C’è poi la proposta dell’Istituto Bruno Leoni (Ibl), che nel 2017 indicava un’aliquota unica al 25 per cento che sostituisse tutte le imposte. Il progetto prevedeva l’abolizione di tutti i trasferimenti assistenziali (dall’assegno di accompagnamento alle pensioni sociali) a favore della creazione di un “minimo vitale”, ossia un reddito universale per il nucleo familiare diverso da Nord a Sud. Questo avrebbe rappresentato una deduzione base dalla flat tax di 7 mila euro annui per un nucleo familiare con un solo componente residente al Nord (6 mila euro al Centro e 5.100 al Sud).
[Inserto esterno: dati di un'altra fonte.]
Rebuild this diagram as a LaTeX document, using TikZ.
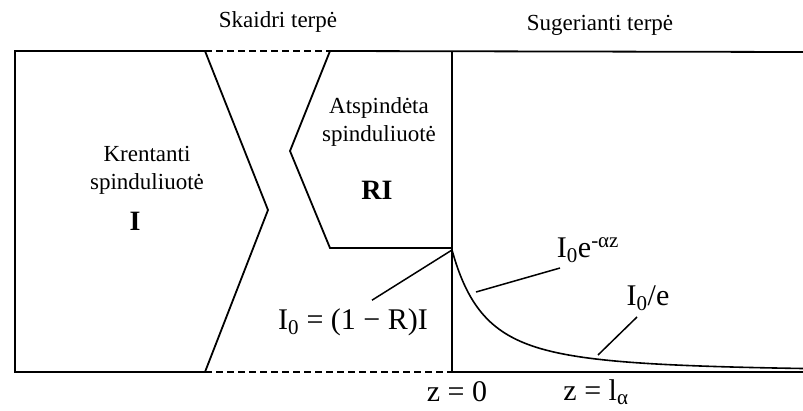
\documentclass[tikz,border=0pt]{standalone}
\usepackage{fontspec}
\setmainfont{Liberation Serif}
\usetikzlibrary{positioning}

\begin{document}
\begin{tikzpicture}[x=1pt,y=-1pt,
 edge/.style={line width=1.8pt,line join=miter},
 gap/.style={line width=1.5pt,dash pattern=on 7pt off 4pt},
 lead/.style={line width=1.5pt},
 lbl/.style={inner sep=0pt,align=center,font=\fontsize{23}{28}\selectfont},
 big/.style={inner sep=0pt,font=\fontsize{30}{34}\selectfont},
 bold/.style={inner sep=0pt,font=\fontsize{28}{32}\selectfont\bfseries}]
 \useasboundingbox (0,0) rectangle (803,410);
 % incident beam
 \draw[edge] (205,51) -- (15,51) -- (15,372) -- (205,372) -- (268,210) -- cycle;
 % reflected beam
 \draw[edge] (803,52) -- (330,51) -- (290,151) -- (330,248) -- (452,248);
 % surface and medium
 \draw[edge] (452,51) -- (452,372);
 \draw[edge] (452,372) -- (803,372);
 \draw[gap] (205,51) -- (330,51);
 \draw[gap] (205,372) -- (452,372);
 \draw[line width=1.6pt,domain=452:803,samples=120,smooth]
  plot (\x,{372-122/((1+(\x-452)/64)^1.9)});
 % labels
 \node[lbl](clear) at (278,22){Skaidri terpė};
 \node[lbl](absorb) at (600,25){Sugerianti terpė};
 \node[lbl](inc) at (147,170){Krentanti\\spinduliuotė};
 \node[bold](incI) at (135,221){I};
 \node[lbl](refl) at (379,122){Atspindėta\\spinduliuotė};
 \node[bold](reflI) at (377,190){RI};
 \node[big](trans) at (353,322){I\textsubscript{0} = (1 − R)I};
 \node[big](decay) at (588,250){I\textsubscript{0}e\textsuperscript{-αz}};
 \node[big](atten) at (648,298){I\textsubscript{0}/e};
 \node[big](zero) at (457,392){z = 0};
 \node[big](depth) at (596,392){z = l\textsubscript{α}};
 % leader lines
 \coordinate (surf) at (452,250);
 \coordinate (crvA) at (476,292);
 \coordinate (crvB) at (598,355);
 \draw[lead] ([xshift=19pt,yshift=8pt]trans.north) -- (surf);
 \draw[lead] ([xshift=-28pt,yshift=-18pt]decay.center) -- (crvA);
 \draw[lead] ([xshift=-11pt,yshift=-19pt]atten.center) -- (crvB);
\end{tikzpicture}
\end{document}
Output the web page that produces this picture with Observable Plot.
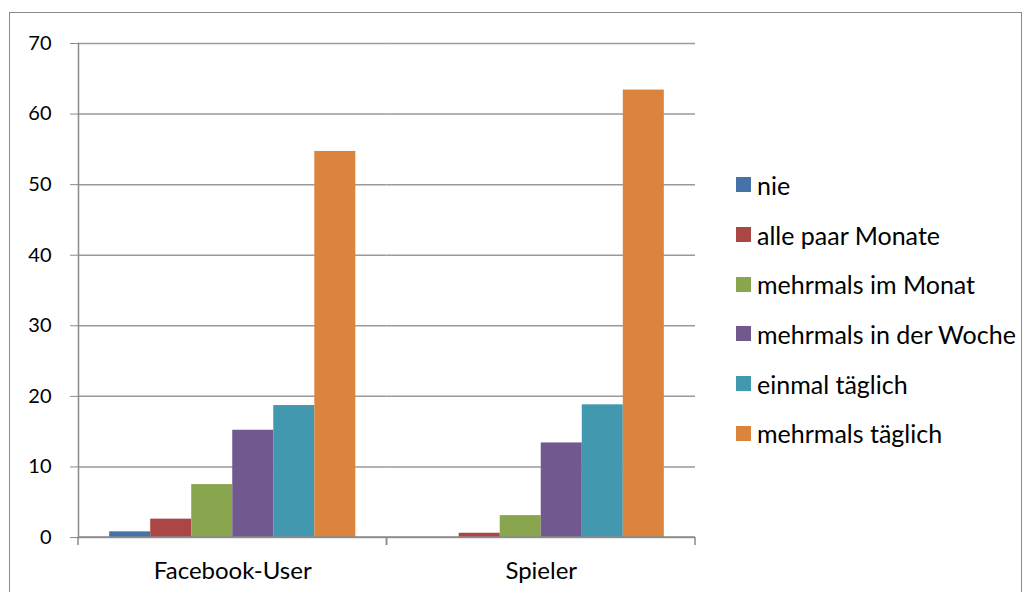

Per i redditi superiori, le deduzioni sarebbero andate via via a decrescere man mano che il reddito si allontanava da questa soglia.

È dunque evidente che le varie modulazioni di flat tax proposte in Italia includono già elementi di progressività. Compresa la proposta originaria della Lega, che espressamente definisce il suo modello una flat tax progressiva. È da escludere che possa comunque raggiungere i livelli di progressività dell’attuale sistema tributario. Come è altrettanto da escludere che la flat tax sia unicamente proporzionale. Se così fosse, la progressività dell’intero sistema fiscale potrebbe venir meno, in contrasto con l’articolo 53 della Costituzione. Resta comunque difficile prevedere le conseguenze reali di un modello simile data la mancanza di documenti ufficiali a cui poter fare riferimento.